Modern communications have removed this cultural prophylactic. Historical
differences also have served as a barrier to disruptive ideas that in Europe
plunged France into a bloody revolution centered on fatal utopian ideas.
Under Hitler,
Mussolini and Stalin – socialists all – fascism and the totalist state were necessary
and indispensable political instruments in creating what all three thought of
as “the new man,” a mechanist free at last of a western culture that had
imprisoned humankind in religious and cultural chains. In a future shaped by mechanistic
ideology, politics and brute force, the very nature of man would be
irreversibly altered. This is, as Roger Scruton points out in his brief and
indispensable history of the conservative movement in the western world, “Conservativism:
an Invitation to the Great Tradition,” the original sin of socialism, the absurd notion that the world may
be made over anew by a transcendent state. For Mussolini, the fascist
administrative state was a secular god clothed in omnipotence and omnipresence.
“Everything in the state; nothing outside the state; nothing above the state” –
such was the fascist definition of social bliss.
History, tradition,
subsidiary political organizations such as family and church, a
constitutional state, a media determined to declare the truth at all costs,
modesty in politics, the good manners of polite society, respect for women,
personal honor, the protections a state holds out to “the least among us” -- the
infirm, the aged, the poor, victims of unfettered abortion – all these
blessings were, in effect, walls and barriers that prevented a false god, the
omnipotent and omnipresent state, from clawing away from us our God-given rights
AND responsibilities with its mechanical, inhuman talons.
U.S. Senator Dick
Blumenthal, for two decades Connecticut’s Attorney General regulator-in-chief,
regards ANY limitation of abortion, however practical or reasonable, as
proceeding from immoral premises, and he continues to insist falsely that
regulations concerning third trimester abortion deprive women of a right to unfettered
abortion. Limiting abortion to the first two trimesters of a pregnancy does not
remove a presumed right to abortion; it simply designates the time frame in
which an abortion may be legally appropriate.
At the end of May,
Lamont and Lieutenant Governor Susan Bysiewicz sent a
missive to women who
own businesses in Alabama, Georgia and
Missouri pronouncing themselves “appalled
at… actions that erode the ability of women to make informed decisions about
their health and bodies” and inviting women who own businesses in such states “to
relocate your operations to a state that supports the rights of women and whose
actions and laws are unwavering in support of tolerance and inclusivity.” The
carefully constructed sales pitch does not once mention the word “abortion.”

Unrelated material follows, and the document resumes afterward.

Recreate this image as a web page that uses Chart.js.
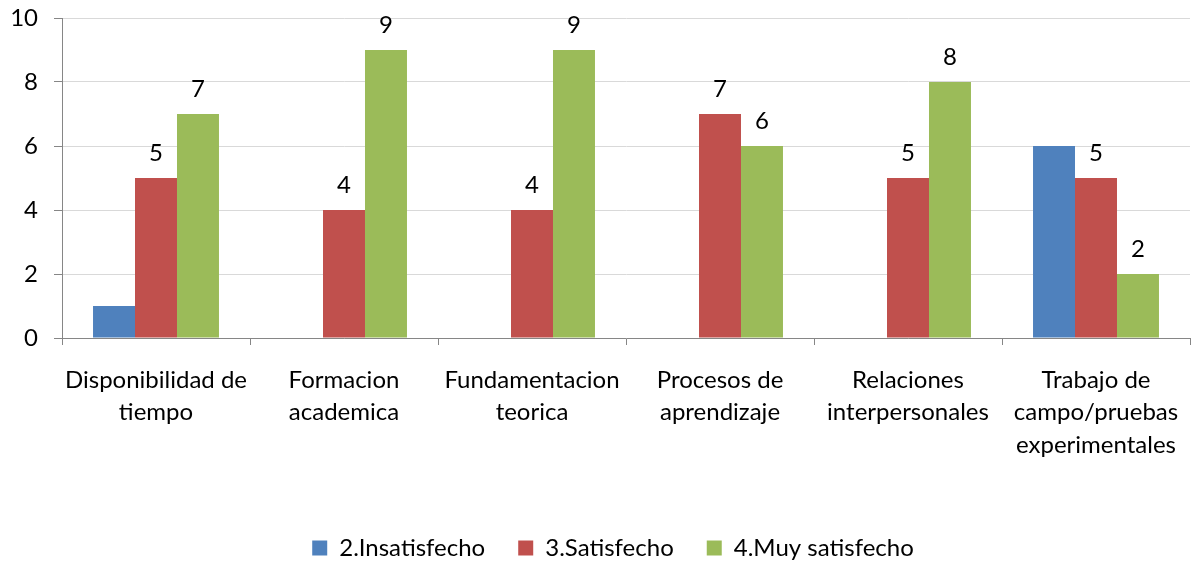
<!DOCTYPE html>
<html>
<head>
<meta charset="utf-8">
<script src="https://cdn.jsdelivr.net/npm/chart.js@4"></script>
<style>
html,body{margin:0;padding:0;background:#fff;}
#wrap{width:1195px;height:565px;}
</style>
</head>
<body>
<div id="wrap"><canvas id="c" width="1195" height="565"></canvas></div>
<script>
const categories = [
  ["Disponibilidad de","tiempo"],
  ["Formacion","academica"],
  ["Fundamentacion","teorica"],
  ["Procesos de","aprendizaje"],
  ["Relaciones","interpersonales"],
  ["Trabajo de","campo/pruebas","experimentales"]
];
const seriesNames = ["2.Insatisfecho","3.Satisfecho","4.Muy satisfecho"];
const insatisfecho = [1,0,0,0,0,6];
const satisfecho = [5,4,4,7,5,5];
const muySatisfecho = [7,9,9,6,8,2];
const yTicks = [0,2,4,6,8,10];
const colors = ["#4f81bd","#c0504d","#9bbb59"];
const labeled = [false,true,true];

const FONT = "Lato, 'Open Sans', sans-serif";
const FS = 24;

const valueLabels = {
  id:'valueLabels',
  afterDatasetsDraw(chart){
    const ctx = chart.ctx;
    ctx.save();
    ctx.font = FS + "px " + FONT;
    ctx.fillStyle = "#000";
    ctx.textAlign = "center";
    ctx.textBaseline = "alphabetic";
    chart.data.datasets.forEach((ds,i)=>{
      if(!labeled[i]) return;
      const meta = chart.getDatasetMeta(i);
      meta.data.forEach((el,j)=>{
        const v = ds.data[j];
        if(!v) return;
        ctx.fillText(String(v), el.x, el.y - 17);
      });
    });
    ctx.restore();
  }
};

const legendShift = {
  id:'legendShift',
  afterLayout(chart){
    if(chart.legend){ chart.legend.left += 36; }
  }
};

new Chart(document.getElementById('c'),{
  type:'bar',
  data:{
    labels:categories,
    datasets:[
      {label:seriesNames[0],data:insatisfecho,backgroundColor:colors[0]},
      {label:seriesNames[1],data:satisfecho,backgroundColor:colors[1]},
      {label:seriesNames[2],data:muySatisfecho,backgroundColor:colors[2]}
    ]
  },
  options:{
    responsive:false,
    animation:false,
    layout:{padding:{top:18,right:5,bottom:-5,left:0}},
    datasets:{bar:{categoryPercentage:0.67,barPercentage:1.0}},
    plugins:{
      legend:{
        position:'bottom',
        labels:{font:{family:FONT,size:FS},color:'#000',boxWidth:15,boxHeight:15,padding:33}
      },
      tooltip:{enabled:false}
    },
    scales:{
      x:{
        grid:{display:true,drawOnChartArea:false,tickLength:7,tickColor:'#868686',offset:true},
        border:{color:'#868686',width:1},
        ticks:{font:{family:FONT,size:FS,lineHeight:1.35},color:'#000',padding:19,maxRotation:0,autoSkip:false},
        afterFit(s){ s.height = 165; s.paddingLeft = 0; s.paddingRight = 0; }
      },
      y:{
        min:0,max:10,
        afterBuildTicks(s){ s.ticks = yTicks.map(v=>({value:v})); },
        grid:{color:'#d9d9d9',tickLength:8,tickColor:'#868686'},
        border:{color:'#868686',width:1},
        ticks:{font:{family:FONT,size:FS},color:'#000',padding:16},
        afterFit(s){ s.width = 62; s.paddingTop = 0; s.paddingBottom = 0; }
      }
    }
  },
  plugins:[valueLabels, legendShift]
});
</script>
</body>
</html>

Indeed, any discussion of unregulated abortion on demand, at any time
for any reason, is delicately dropped from the polite conversations of the political
new moralists. But the euphemisms – “informed decisions” about “health and
bodies” – serve to cinch the point without discomforting women, also concerned
about their health and the bodies of their unborn children, whose birth
decisions may have been informed by the prevalence of ultra-sound images that
show late term fetuses bearing a striking resemblance to newly born children,
Moynihan’s enduring point.
The new moralists have not yet raised abortion to the level of a new
secular sacrament, but the Orwellian letter from Connecticut’s governor and
lieutenant governor suggest that the state’s discarded motto “Still
Revolutionary” may in the near future be replaced by a new sales pitch to
states considering relocation – “Connecticut: The Abortion State.”